====== Available data ======

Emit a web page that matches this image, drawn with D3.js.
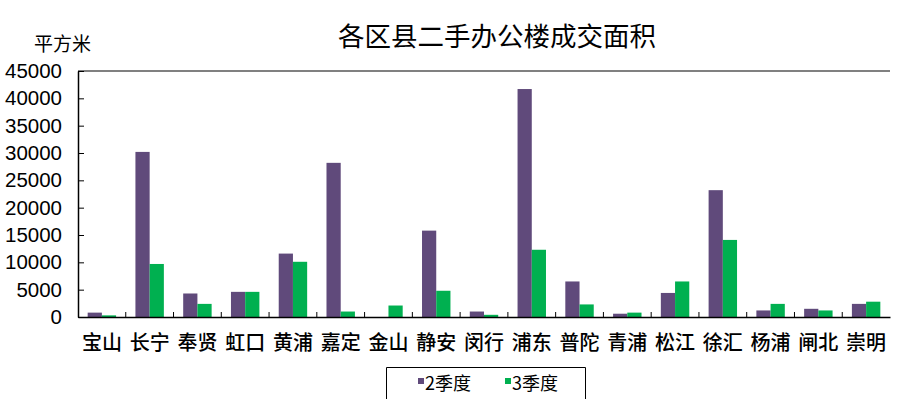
<!DOCTYPE html>
<html>
<head>
<meta charset="utf-8">
<script src="https://cdn.jsdelivr.net/npm/d3@7"></script>
<style>
  body { margin: 0; background: #fff; }
  text { font-family: "Liberation Sans", Arial, "Noto Sans CJK SC", sans-serif; }
  .cjk { font-family: "Noto Sans CJK SC", sans-serif; }
</style>
</head>
<body>
<div id="chart"></div>
<script>
// data
var districts = ["宝山","长宁","奉贤","虹口","黄浦","嘉定","金山","静安","闵行","浦东","普陀","青浦","松江","徐汇","杨浦","闸北","崇明"];
var seriesNames = ["2季度","3季度"];
var q2 = [800, 30200, 4300, 4600, 11600, 28200, 0, 15800, 1000, 41700, 6500, 600, 4400, 23200, 1200, 1500, 2400];
var q3 = [300, 9700, 2400, 4600, 10100, 1000, 2100, 4800, 400, 12300, 2300, 800, 6500, 14100, 2400, 1200, 2800];
var yTicks = [0, 5000, 10000, 15000, 20000, 25000, 30000, 35000, 40000, 45000];

var W = 899, H = 399;
var margin = {top: 71, right: 9, bottom: 82, left: 78},
    width = W - margin.left - margin.right,
    height = H - margin.top - margin.bottom;

var svg = d3.select("#chart")
  .append("svg")
    .attr("width", W)
    .attr("height", H);

var g = svg.append("g")
    .attr("transform", "translate(" + margin.left + "," + margin.top + ")");

var color = d3.scaleOrdinal().domain(seriesNames).range(["#604A7B", "#00B050"]);

var x = d3.scaleBand().domain(districts).range([0, width]).padding(0);
var xSub = d3.scaleBand().domain(seriesNames).range([0, x.bandwidth()])
    .paddingInner(0).paddingOuter(0.68);
var y = d3.scaleLinear().domain([0, 45000]).range([height, 0]);

// top border of plot area
g.append("line")
  .attr("x1", 0).attr("x2", width)
  .attr("y1", 0).attr("y2", 0)
  .attr("stroke", "#808080").attr("stroke-width", 2);

// bars
var rows = districts.map(function(d, i) { return {name: d, values: [q2[i], q3[i]]}; });
g.append("g")
  .selectAll("g")
  .data(rows)
  .enter().append("g")
    .attr("transform", function(d) { return "translate(" + x(d.name) + ",0)"; })
  .selectAll("rect")
  .data(function(d) { return seriesNames.map(function(k, j) { return {key: k, value: d.values[j]}; }); })
  .enter().append("rect")
    .attr("x", function(d) { return xSub(d.key); })
    .attr("y", function(d) { return y(d.value); })
    .attr("width", xSub.bandwidth())
    .attr("height", function(d) { return height - y(d.value); })
    .attr("fill", function(d) { return color(d.key); });

// y axis
var yAxis = g.append("g")
  .call(d3.axisLeft(y).tickValues(yTicks).tickSizeInner(-6).tickSizeOuter(0).tickPadding(16).tickFormat(d3.format("d")));
yAxis.select(".domain").attr("stroke", "#000").attr("stroke-width", 1.5);
yAxis.selectAll(".tick line").attr("stroke", "#000");
yAxis.selectAll("text")
  .style("font-family", "'Liberation Sans', Arial, sans-serif")
  .style("font-size", "20.5px")
  .attr("fill", "#000");

// x axis
var xAxis = g.append("g")
  .attr("transform", "translate(0," + height + ")")
  .call(d3.axisBottom(x).tickSize(0).tickPadding(19));
xAxis.select(".domain").attr("stroke", "#000").attr("stroke-width", 1.5);
xAxis.selectAll("text")
  .attr("class", "cjk")
  .style("font-size", "20px")
  .style("font-weight", "500")
  .attr("fill", "#000");

// category boundary ticks (inside)
g.append("g")
  .selectAll("line")
  .data(districts.slice(1))
  .enter().append("line")
    .attr("x1", function(d) { return x(d); })
    .attr("x2", function(d) { return x(d); })
    .attr("y1", height)
    .attr("y2", height - 5)
    .attr("stroke", "#000");

// title
svg.append("text")
  .attr("class", "cjk")
  .attr("x", 497).attr("y", 46)
  .style("text-anchor", "middle")
  .style("font-size", "26.5px")
  .attr("fill", "#000")
  .text("各区县二手办公楼成交面积");

// unit
svg.append("text")
  .attr("class", "cjk")
  .attr("x", 34).attr("y", 51)
  .style("font-size", "19px")
  .attr("fill", "#000")
  .text("平方米");

// legend
var lg = svg.append("g");
lg.append("path")
  .attr("d", "M386.5,400 V367.5 H585.5 V400")
  .attr("fill", "none")
  .attr("stroke", "#000");
var items = lg.selectAll("g.item")
  .data(seriesNames)
  .enter().append("g")
    .attr("transform", function(d, i) { return "translate(" + (418 + i * 87) + ",0)"; });
items.append("rect")
  .attr("x", 0).attr("y", 378)
  .attr("width", 6).attr("height", 6)
  .attr("fill", function(d) { return color(d); });
items.append("text")
  .attr("class", "cjk")
  .attr("x", 7).attr("y", 390)
  .style("font-size", "18px")
  .attr("fill", "#000")
  .text(function(d) { return d; });
</script>
</body>
</html>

======

Leave out all pictures, then copy the remaining material exactly.

Emit a web page that matches this image, drawn with D3.js.
<!DOCTYPE html>
<html>
<head>
<meta charset="utf-8">
<script src="https://cdn.jsdelivr.net/npm/d3@7"></script>
<style>
  body { margin: 0; background: #fff; }
  text { font-family: "Liberation Sans", Arial, "Noto Sans CJK SC", sans-serif; }
  .cjk { font-family: "Noto Sans CJK SC", sans-serif; }
</style>
</head>
<body>
<div id="chart"></div>
<script>
// data
var districts = ["宝山","长宁","奉贤","虹口","黄浦","嘉定","金山","静安","闵行","浦东","普陀","青浦","松江","徐汇","杨浦","闸北","崇明"];
var seriesNames = ["2季度","3季度"];
var q2 = [800, 30200, 4300, 4600, 11600, 28200, 0, 15800, 1000, 41700, 6500, 600, 4400, 23200, 1200, 1500, 2400];
var q3 = [300, 9700, 2400, 4600, 10100, 1000, 2100, 4800, 400, 12300, 2300, 800, 6500, 14100, 2400, 1200, 2800];
var yTicks = [0, 5000, 10000, 15000, 20000, 25000, 30000, 35000, 40000, 45000];

var W = 899, H = 399;
var margin = {top: 71, right: 9, bottom: 82, left: 78},
    width = W - margin.left - margin.right,
    height = H - margin.top - margin.bottom;

var svg = d3.select("#chart")
  .append("svg")
    .attr("width", W)
    .attr("height", H);

var g = svg.append("g")
    .attr("transform", "translate(" + margin.left + "," + margin.top + ")");

var color = d3.scaleOrdinal().domain(seriesNames).range(["#604A7B", "#00B050"]);

var x = d3.scaleBand().domain(districts).range([0, width]).padding(0);
var xSub = d3.scaleBand().domain(seriesNames).range([0, x.bandwidth()])
    .paddingInner(0).paddingOuter(0.68);
var y = d3.scaleLinear().domain([0, 45000]).range([height, 0]);

// top border of plot area
g.append("line")
  .attr("x1", 0).attr("x2", width)
  .attr("y1", 0).attr("y2", 0)
  .attr("stroke", "#808080").attr("stroke-width", 2);

// bars
var rows = districts.map(function(d, i) { return {name: d, values: [q2[i], q3[i]]}; });
g.append("g")
  .selectAll("g")
  .data(rows)
  .enter().append("g")
    .attr("transform", function(d) { return "translate(" + x(d.name) + ",0)"; })
  .selectAll("rect")
  .data(function(d) { return seriesNames.map(function(k, j) { return {key: k, value: d.values[j]}; }); })
  .enter().append("rect")
    .attr("x", function(d) { return xSub(d.key); })
    .attr("y", function(d) { return y(d.value); })
    .attr("width", xSub.bandwidth())
    .attr("height", function(d) { return height - y(d.value); })
    .attr("fill", function(d) { return color(d.key); });

// y axis
var yAxis = g.append("g")
  .call(d3.axisLeft(y).tickValues(yTicks).tickSizeInner(-6).tickSizeOuter(0).tickPadding(16).tickFormat(d3.format("d")));
yAxis.select(".domain").attr("stroke", "#000").attr("stroke-width", 1.5);
yAxis.selectAll(".tick line").attr("stroke", "#000");
yAxis.selectAll("text")
  .style("font-family", "'Liberation Sans', Arial, sans-serif")
  .style("font-size", "20.5px")
  .attr("fill", "#000");

// x axis
var xAxis = g.append("g")
  .attr("transform", "translate(0," + height + ")")
  .call(d3.axisBottom(x).tickSize(0).tickPadding(19));
xAxis.select(".domain").attr("stroke", "#000").attr("stroke-width", 1.5);
xAxis.selectAll("text")
  .attr("class", "cjk")
  .style("font-size", "20px")
  .style("font-weight", "500")
  .attr("fill", "#000");

// category boundary ticks (inside)
g.append("g")
  .selectAll("line")
  .data(districts.slice(1))
  .enter().append("line")
    .attr("x1", function(d) { return x(d); })
    .attr("x2", function(d) { return x(d); })
    .attr("y1", height)
    .attr("y2", height - 5)
    .attr("stroke", "#000");

// title
svg.append("text")
  .attr("class", "cjk")
  .attr("x", 497).attr("y", 46)
  .style("text-anchor", "middle")
  .style("font-size", "26.5px")
  .attr("fill", "#000")
  .text("各区县二手办公楼成交面积");

// unit
svg.append("text")
  .attr("class", "cjk")
  .attr("x", 34).attr("y", 51)
  .style("font-size", "19px")
  .attr("fill", "#000")
  .text("平方米");

// legend
var lg = svg.append("g");
lg.append("path")
  .attr("d", "M386.5,400 V367.5 H585.5 V400")
  .attr("fill", "none")
  .attr("stroke", "#000");
var items = lg.selectAll("g.item")
  .data(seriesNames)
  .enter().append("g")
    .attr("transform", function(d, i) { return "translate(" + (418 + i * 87) + ",0)"; });
items.append("rect")
  .attr("x", 0).attr("y", 378)
  .attr("width", 6).attr("height", 6)
  .attr("fill", function(d) { return color(d); });
items.append("text")
  .attr("class", "cjk")
  .attr("x", 7).attr("y", 390)
  .style("font-size", "18px")
  .attr("fill", "#000")
  .text(function(d) { return d; });
</script>
</body>
</html>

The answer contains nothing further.